The Raft Book came under criticism from Alain Bombard that the appearance of frigatebirds did not mean land was within 100 miles as stated in the book. The voyage and complaint of Bombard was recounted in 1966 by Francis Chichester, who also wrote, “It was a fine book which gave hope to many thousands of people who were on the ocean in small boats after being torpedoed or shot down, and he gave heart to many more people who had to face the possibility of a predicament. But he did make one or two mistakes like this one about the Frigate Birds.”

==Later career==
After World War II, Gatty relocated to Fiji with his Dutch-born second wife. There he formed Fiji Airways which later became Air Pacific. In 2013, the company name was changed back to Fiji Airways. He was appointed to the Legislative Council in 1950, as one of two nominated European members, and served for two years.

A few days after completing his last book manuscript, Gatty suffered a stroke and died in August 1957. He was buried in Fiji.

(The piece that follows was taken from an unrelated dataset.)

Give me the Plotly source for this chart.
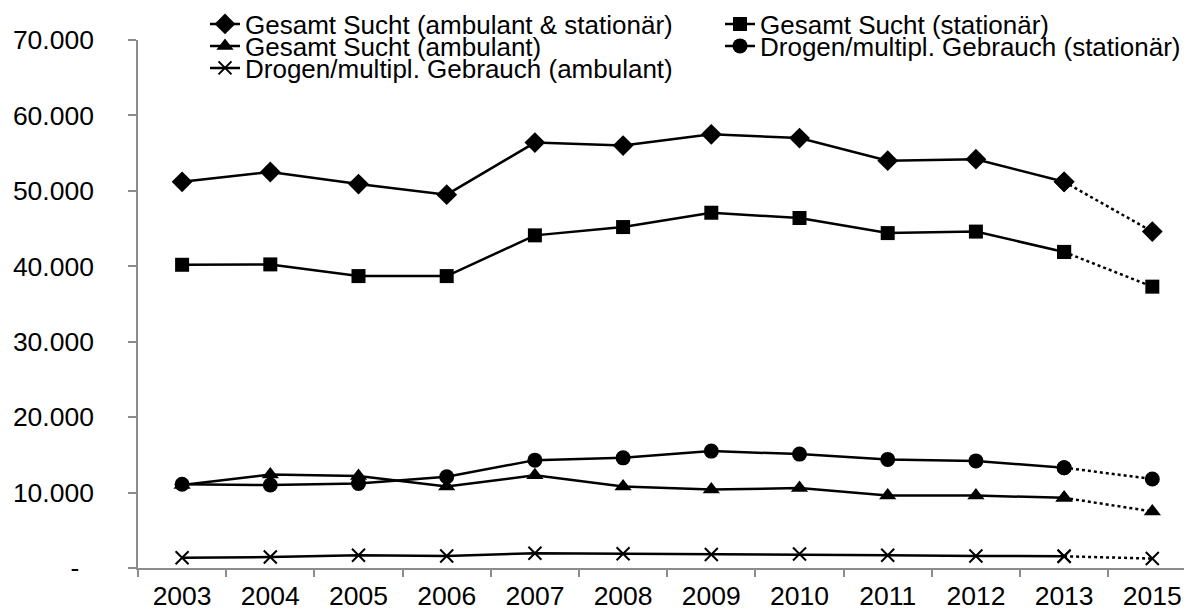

In 1958, Gatty's completed manuscript on natural and primitive navigation techniques, Nature Is Your Guide: How To Find Your Way on Land and Sea by Observing Nature was published. Expanding upon the ideas of The Raft Book, Gatty developed a narrative of Pacific settlement by Polynesian navigators following migration of seabirds. He attributed cultural significance to the use of the pelorus by ancient Polynesians.

Gatty's 1958 book was later republished and re-titled Finding Your Way Without Map or Compass. Gatty's original August 1957 preface to his manuscript clearly states that environmental pathfinding observations were only intended to supplement, never supplant the use of map and compass.